EXERCISE OBJECTIVE:
From the first line of the data below through the line bearing "minimum height=52pt] (reluB)", reproduce each line exactly; do not include pictures.
>> START
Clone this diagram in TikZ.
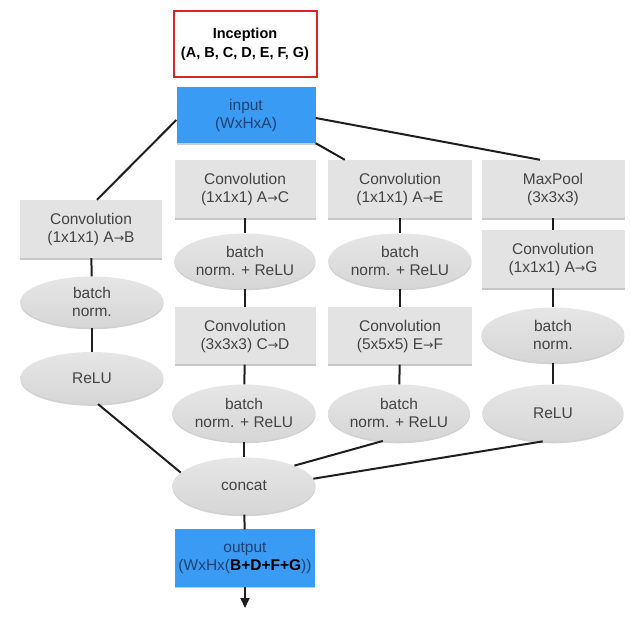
\documentclass[tikz,border=0pt]{standalone}
\usepackage{fontspec}
\setmainfont{Liberation Sans}
\newfontfamily\arrowfont{DejaVu Sans}
\usetikzlibrary{shapes.geometric,shadows,arrows.meta,calc}

\definecolor{boxgray}{HTML}{E3E3E3}
\definecolor{ellgraytop}{HTML}{E6E6E6}
\definecolor{ellgraybot}{HTML}{D6D6D6}
\definecolor{txtgray}{HTML}{434343}
\definecolor{blockblue}{HTML}{3A9BF4}
\definecolor{bluetxt}{HTML}{23416E}
\definecolor{framered}{HTML}{D9262B}
\definecolor{linecol}{HTML}{1E1E1E}

\newcommand{\ar}{{\arrowfont\fontsize{12.5}{14}\selectfont→}}

\tikzset{
  lbl/.style={font=\fontsize{15.5}{18}\selectfont, align=center, text=txtgray},
  convbox/.style={lbl, rectangle, fill=boxgray, minimum width=142pt, minimum height=58pt,
    general shadow={fill=black!22, shadow yshift=-1.8pt}},
  ellbox/.style={lbl, ellipse, top color=ellgraytop, bottom color=ellgraybot, minimum width=143pt,
    minimum height=56pt, inner sep=0pt,
    general shadow={fill=black!18, shadow yshift=-1.8pt}},
  bluebox/.style={lbl, rectangle, fill=blockblue, text=bluetxt, minimum width=139pt, minimum height=56pt,
    general shadow={fill=black!20, shadow yshift=-1.6pt}},
  link/.style={draw=linecol, line width=2pt},
}

\begin{document}
\begin{tikzpicture}[x=1pt,y=-1pt]
\useasboundingbox (0,0) rectangle (630,620);

% title frame
\node[draw=framered, line width=2pt, minimum width=143pt, minimum height=66pt, align=center,
  font=\bfseries\fontsize{14.5}{19}\selectfont] (title) at (245,44) {Inception\\(A, B, C, D, E, F, G)};

% input block
\node[bluebox] (input) at (246,115) {input\\(WxHxA)};

% branch 1
\node[convbox] (convB) at (91,229) {Convolution\\(1x1x1) A\ar B};
\node[ellbox, minimum height=51pt] (bnB) at (92,302) {batch\\norm.};
\node[ellbox, minimum height=52pt] (reluB) at (92,378) {ReLU};

% branch 2
\node[convbox, minimum width=141pt] (convC) at (245,189) {Convolution\\(1x1x1) A\ar C};
\node[ellbox, minimum width=141pt, minimum height=55pt] (bnrC) at (245,261) {batch\\norm. + ReLU};
\node[convbox, minimum width=141pt, minimum height=57pt] (convD) at (245,336) {Convolution\\(3x3x3) C\ar D};
\node[ellbox, minimum height=57pt] (bnrD) at (244,413) {batch\\norm. + ReLU};

% branch 3
\node[convbox, minimum width=144pt] (convE) at (400,189) {Convolution\\(1x1x1) A\ar E};
\node[ellbox, minimum height=55pt] (bnrE) at (400,261) {batch\\norm. + ReLU};
\node[convbox, minimum width=144pt, minimum height=57pt] (convF) at (400,336) {Convolution\\(5x5x5) E\ar F};
\node[ellbox, minimum width=142pt, minimum height=57pt] (bnrF) at (399,413) {batch\\norm. + ReLU};

% branch 4
\node[convbox, minimum width=143pt] (pool) at (553,189) {MaxPool\\(3x3x3)};
\node[convbox, minimum width=143pt] (convG) at (553,259) {Convolution\\(1x1x1) A\ar G};
\node[ellbox, minimum height=55pt] (bnG) at (553,335) {batch\\norm.};
\node[ellbox, minimum width=141pt, minimum height=57pt] (reluG) at (553,413) {ReLU};

% merge and output
\node[ellbox, minimum height=57pt] (concat) at (244,486) {concat};
\node[bluebox, minimum width=140pt, minimum height=57pt] (output) at (245,558)
  {output\\(WxHx(\textcolor{black}{\bfseries B+D+F+G}))};
\coordinate (outend) at (245,608);

% fan-out from the input
\draw[link] ($(input.west)+(0,5)$) -- ($(convB.north)+(6,0)$);
\draw[link] (input.south east) -- ($(convE.north west)+(17,0)$);
\draw[link] ($(input.east)+(0,3)$) -- ($(pool.north)+(-13,0)$);

% chains inside each branch
\draw[link] (convB) -- (bnB);
\draw[link] (bnB) -- (reluB);
\draw[link] (convC) -- (bnrC);
\draw[link] (bnrC) -- (convD);
\draw[link] (convD) -- (bnrD);
\draw[link] (convE) -- (bnrE);
\draw[link] (bnrE) -- (convF);
\draw[link] (convF) -- (bnrF);
\draw[link] (pool) -- (convG);
\draw[link] (convG) -- (bnG);
\draw[link] (bnG) -- (reluG);

% fan-in to concat
\draw[link] (reluB.283) -- (concat.168);
\draw[link] (bnrD) -- (concat);
\draw[link] (bnrF.240) -- (concat.22);
\draw[link] (reluG.250) -- (concat.6);
\draw[link] (concat) -- (output);
\draw[link, -{Triangle[length=10pt,width=9pt]}] (output) -- (outend);
\end{tikzpicture}
\end{document}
>> END
RESULT:
Clone this diagram in TikZ.
\documentclass[tikz,border=0pt]{standalone}
\usepackage{fontspec}
\setmainfont{Liberation Sans}
\newfontfamily\arrowfont{DejaVu Sans}
\usetikzlibrary{shapes.geometric,shadows,arrows.meta,calc}

\definecolor{boxgray}{HTML}{E3E3E3}
\definecolor{ellgraytop}{HTML}{E6E6E6}
\definecolor{ellgraybot}{HTML}{D6D6D6}
\definecolor{txtgray}{HTML}{434343}
\definecolor{blockblue}{HTML}{3A9BF4}
\definecolor{bluetxt}{HTML}{23416E}
\definecolor{framered}{HTML}{D9262B}
\definecolor{linecol}{HTML}{1E1E1E}

\newcommand{\ar}{{\arrowfont\fontsize{12.5}{14}\selectfont→}}

\tikzset{
  lbl/.style={font=\fontsize{15.5}{18}\selectfont, align=center, text=txtgray},
  convbox/.style={lbl, rectangle, fill=boxgray, minimum width=142pt, minimum height=58pt,
    general shadow={fill=black!22, shadow yshift=-1.8pt}},
  ellbox/.style={lbl, ellipse, top color=ellgraytop, bottom color=ellgraybot, minimum width=143pt,
    minimum height=56pt, inner sep=0pt,
    general shadow={fill=black!18, shadow yshift=-1.8pt}},
  bluebox/.style={lbl, rectangle, fill=blockblue, text=bluetxt, minimum width=139pt, minimum height=56pt,
    general shadow={fill=black!20, shadow yshift=-1.6pt}},
  link/.style={draw=linecol, line width=2pt},
}

\begin{document}
\begin{tikzpicture}[x=1pt,y=-1pt]
\useasboundingbox (0,0) rectangle (630,620);

% title frame
\node[draw=framered, line width=2pt, minimum width=143pt, minimum height=66pt, align=center,
  font=\bfseries\fontsize{14.5}{19}\selectfont] (title) at (245,44) {Inception\\(A, B, C, D, E, F, G)};

% input block
\node[bluebox] (input) at (246,115) {input\\(WxHxA)};

% branch 1
\node[convbox] (convB) at (91,229) {Convolution\\(1x1x1) A\ar B};
\node[ellbox, minimum height=51pt] (bnB) at (92,302) {batch\\norm.};
\node[ellbox, minimum height=52pt] (reluB) at (92,378) {ReLU};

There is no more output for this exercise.